▶ **Directions for this task**:
Copy each line exactly. Drop every picture.

+++++

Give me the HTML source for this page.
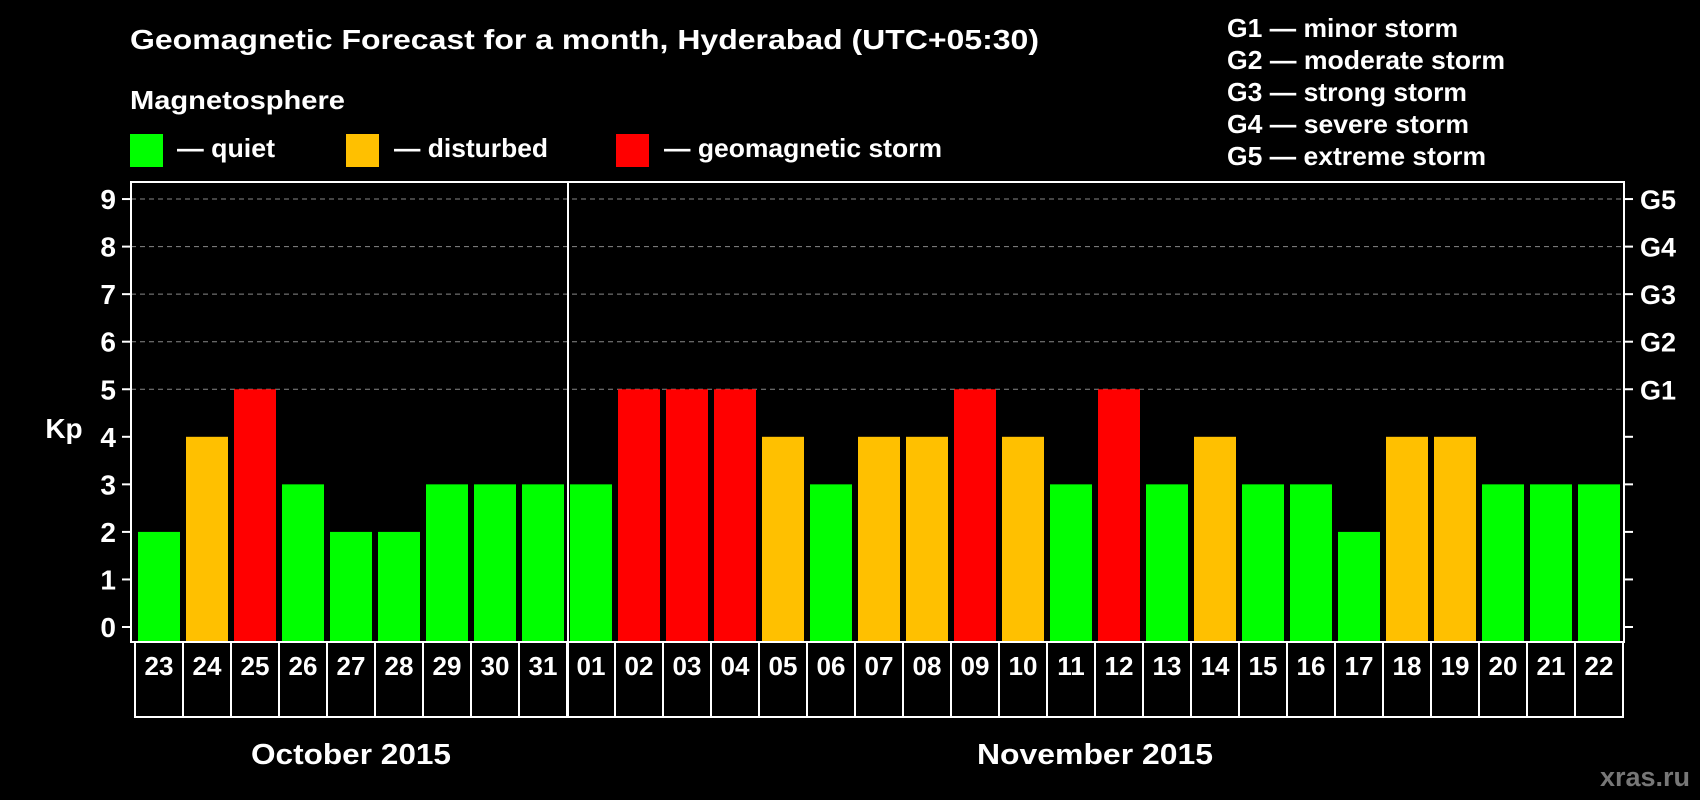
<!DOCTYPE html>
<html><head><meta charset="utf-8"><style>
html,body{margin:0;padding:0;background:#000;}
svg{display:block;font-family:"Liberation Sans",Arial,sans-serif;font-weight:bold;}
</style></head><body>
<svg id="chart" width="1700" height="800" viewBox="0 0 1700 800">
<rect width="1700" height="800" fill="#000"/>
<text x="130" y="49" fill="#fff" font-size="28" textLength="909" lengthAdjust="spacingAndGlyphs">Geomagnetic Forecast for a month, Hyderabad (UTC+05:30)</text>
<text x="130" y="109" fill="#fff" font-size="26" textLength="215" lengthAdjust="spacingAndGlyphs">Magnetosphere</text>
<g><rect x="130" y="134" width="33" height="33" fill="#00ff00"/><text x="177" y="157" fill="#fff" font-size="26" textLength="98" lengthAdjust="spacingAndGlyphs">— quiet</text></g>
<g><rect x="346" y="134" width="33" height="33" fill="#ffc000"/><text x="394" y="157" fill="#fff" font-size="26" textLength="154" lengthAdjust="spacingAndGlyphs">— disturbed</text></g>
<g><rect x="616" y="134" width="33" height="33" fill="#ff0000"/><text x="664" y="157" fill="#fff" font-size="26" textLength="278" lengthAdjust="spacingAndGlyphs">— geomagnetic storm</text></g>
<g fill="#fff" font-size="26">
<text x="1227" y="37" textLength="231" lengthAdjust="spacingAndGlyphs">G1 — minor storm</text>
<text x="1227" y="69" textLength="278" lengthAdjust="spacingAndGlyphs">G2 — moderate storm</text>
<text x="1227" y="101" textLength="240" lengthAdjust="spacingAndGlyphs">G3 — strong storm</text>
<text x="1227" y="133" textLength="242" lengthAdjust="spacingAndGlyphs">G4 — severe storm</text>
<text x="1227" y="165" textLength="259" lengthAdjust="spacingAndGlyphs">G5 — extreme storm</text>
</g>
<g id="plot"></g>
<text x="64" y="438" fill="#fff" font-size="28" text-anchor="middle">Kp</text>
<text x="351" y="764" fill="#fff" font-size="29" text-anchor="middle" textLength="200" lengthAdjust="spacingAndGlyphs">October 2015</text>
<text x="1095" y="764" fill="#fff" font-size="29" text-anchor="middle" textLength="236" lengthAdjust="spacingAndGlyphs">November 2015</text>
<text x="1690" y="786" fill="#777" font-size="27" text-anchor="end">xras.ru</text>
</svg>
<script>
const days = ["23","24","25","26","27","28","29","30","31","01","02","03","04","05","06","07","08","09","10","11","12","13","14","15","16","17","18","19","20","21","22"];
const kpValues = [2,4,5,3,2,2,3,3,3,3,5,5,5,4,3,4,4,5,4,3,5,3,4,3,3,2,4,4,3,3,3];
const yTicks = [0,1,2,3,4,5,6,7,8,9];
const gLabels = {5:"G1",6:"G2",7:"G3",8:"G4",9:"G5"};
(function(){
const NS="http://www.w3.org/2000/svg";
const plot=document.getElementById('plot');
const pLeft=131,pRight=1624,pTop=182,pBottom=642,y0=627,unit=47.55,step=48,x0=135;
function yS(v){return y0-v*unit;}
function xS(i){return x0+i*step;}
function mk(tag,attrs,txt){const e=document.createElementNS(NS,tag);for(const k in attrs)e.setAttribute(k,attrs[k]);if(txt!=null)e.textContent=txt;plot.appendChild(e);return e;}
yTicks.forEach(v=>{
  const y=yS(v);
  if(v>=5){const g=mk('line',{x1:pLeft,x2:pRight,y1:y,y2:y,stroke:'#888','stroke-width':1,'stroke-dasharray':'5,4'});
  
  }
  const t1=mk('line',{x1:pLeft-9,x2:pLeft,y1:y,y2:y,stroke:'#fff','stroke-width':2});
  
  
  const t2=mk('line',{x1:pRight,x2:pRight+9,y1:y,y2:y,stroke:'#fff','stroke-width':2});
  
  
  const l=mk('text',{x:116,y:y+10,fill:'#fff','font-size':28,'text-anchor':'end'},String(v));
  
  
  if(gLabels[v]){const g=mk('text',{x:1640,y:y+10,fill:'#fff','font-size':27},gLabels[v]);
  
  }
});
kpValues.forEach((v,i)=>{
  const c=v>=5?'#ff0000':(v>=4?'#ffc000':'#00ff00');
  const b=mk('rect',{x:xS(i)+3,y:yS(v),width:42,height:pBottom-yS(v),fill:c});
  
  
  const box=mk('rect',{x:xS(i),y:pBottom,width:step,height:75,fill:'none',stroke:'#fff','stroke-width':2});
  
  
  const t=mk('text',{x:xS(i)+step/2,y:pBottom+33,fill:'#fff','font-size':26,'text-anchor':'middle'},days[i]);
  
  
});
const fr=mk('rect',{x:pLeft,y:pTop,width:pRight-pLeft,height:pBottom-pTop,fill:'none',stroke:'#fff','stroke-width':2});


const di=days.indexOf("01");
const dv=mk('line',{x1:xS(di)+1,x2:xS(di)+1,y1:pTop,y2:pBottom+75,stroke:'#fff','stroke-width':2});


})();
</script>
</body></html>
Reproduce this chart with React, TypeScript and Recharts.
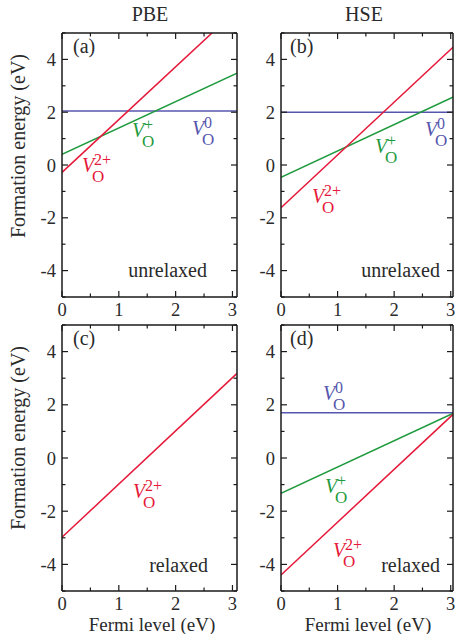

+++++

▶ **Expected answer**:
Give me the HTML source for this page.
<!DOCTYPE html>
<html><head><meta charset="utf-8"><style>
html,body{margin:0;padding:0;background:#000;}
svg{display:block;font-family:"Liberation Sans",Arial,sans-serif;font-weight:bold;}
</style></head><body>
<svg id="chart" width="1700" height="800" viewBox="0 0 1700 800">
<rect width="1700" height="800" fill="#000"/>
<text x="130" y="49" fill="#fff" font-size="28" textLength="909" lengthAdjust="spacingAndGlyphs">Geomagnetic Forecast for a month, Hyderabad (UTC+05:30)</text>
<text x="130" y="109" fill="#fff" font-size="26" textLength="215" lengthAdjust="spacingAndGlyphs">Magnetosphere</text>
<g><rect x="130" y="134" width="33" height="33" fill="#00ff00"/><text x="177" y="157" fill="#fff" font-size="26" textLength="98" lengthAdjust="spacingAndGlyphs">— quiet</text></g>
<g><rect x="346" y="134" width="33" height="33" fill="#ffc000"/><text x="394" y="157" fill="#fff" font-size="26" textLength="154" lengthAdjust="spacingAndGlyphs">— disturbed</text></g>
<g><rect x="616" y="134" width="33" height="33" fill="#ff0000"/><text x="664" y="157" fill="#fff" font-size="26" textLength="278" lengthAdjust="spacingAndGlyphs">— geomagnetic storm</text></g>
<g fill="#fff" font-size="26">
<text x="1227" y="37" textLength="231" lengthAdjust="spacingAndGlyphs">G1 — minor storm</text>
<text x="1227" y="69" textLength="278" lengthAdjust="spacingAndGlyphs">G2 — moderate storm</text>
<text x="1227" y="101" textLength="240" lengthAdjust="spacingAndGlyphs">G3 — strong storm</text>
<text x="1227" y="133" textLength="242" lengthAdjust="spacingAndGlyphs">G4 — severe storm</text>
<text x="1227" y="165" textLength="259" lengthAdjust="spacingAndGlyphs">G5 — extreme storm</text>
</g>
<g id="plot"></g>
<text x="64" y="438" fill="#fff" font-size="28" text-anchor="middle">Kp</text>
<text x="351" y="764" fill="#fff" font-size="29" text-anchor="middle" textLength="200" lengthAdjust="spacingAndGlyphs">October 2015</text>
<text x="1095" y="764" fill="#fff" font-size="29" text-anchor="middle" textLength="236" lengthAdjust="spacingAndGlyphs">November 2015</text>
<text x="1690" y="786" fill="#777" font-size="27" text-anchor="end">xras.ru</text>
</svg>
<script>
const days = ["23","24","25","26","27","28","29","30","31","01","02","03","04","05","06","07","08","09","10","11","12","13","14","15","16","17","18","19","20","21","22"];
const kpValues = [2,4,5,3,2,2,3,3,3,3,5,5,5,4,3,4,4,5,4,3,5,3,4,3,3,2,4,4,3,3,3];
const yTicks = [0,1,2,3,4,5,6,7,8,9];
const gLabels = {5:"G1",6:"G2",7:"G3",8:"G4",9:"G5"};
(function(){
const NS="http://www.w3.org/2000/svg";
const plot=document.getElementById('plot');
const pLeft=131,pRight=1624,pTop=182,pBottom=642,y0=627,unit=47.55,step=48,x0=135;
function yS(v){return y0-v*unit;}
function xS(i){return x0+i*step;}
function mk(tag,attrs,txt){const e=document.createElementNS(NS,tag);for(const k in attrs)e.setAttribute(k,attrs[k]);if(txt!=null)e.textContent=txt;plot.appendChild(e);return e;}
yTicks.forEach(v=>{
  const y=yS(v);
  if(v>=5){const g=mk('line',{x1:pLeft,x2:pRight,y1:y,y2:y,stroke:'#888','stroke-width':1,'stroke-dasharray':'5,4'});
  
  }
  const t1=mk('line',{x1:pLeft-9,x2:pLeft,y1:y,y2:y,stroke:'#fff','stroke-width':2});
  
  
  const t2=mk('line',{x1:pRight,x2:pRight+9,y1:y,y2:y,stroke:'#fff','stroke-width':2});
  
  
  const l=mk('text',{x:116,y:y+10,fill:'#fff','font-size':28,'text-anchor':'end'},String(v));
  
  
  if(gLabels[v]){const g=mk('text',{x:1640,y:y+10,fill:'#fff','font-size':27},gLabels[v]);
  
  }
});
kpValues.forEach((v,i)=>{
  const c=v>=5?'#ff0000':(v>=4?'#ffc000':'#00ff00');
  const b=mk('rect',{x:xS(i)+3,y:yS(v),width:42,height:pBottom-yS(v),fill:c});
  
  
  const box=mk('rect',{x:xS(i),y:pBottom,width:step,height:75,fill:'none',stroke:'#fff','stroke-width':2});
  
  
  const t=mk('text',{x:xS(i)+step/2,y:pBottom+33,fill:'#fff','font-size':26,'text-anchor':'middle'},days[i]);
  
  
});
const fr=mk('rect',{x:pLeft,y:pTop,width:pRight-pLeft,height:pBottom-pTop,fill:'none',stroke:'#fff','stroke-width':2});


const di=days.indexOf("01");
const dv=mk('line',{x1:xS(di)+1,x2:xS(di)+1,y1:pTop,y2:pBottom+75,stroke:'#fff','stroke-width':2});


})();
</script>
</body></html>
Reproduce this chart with React, TypeScript and Recharts.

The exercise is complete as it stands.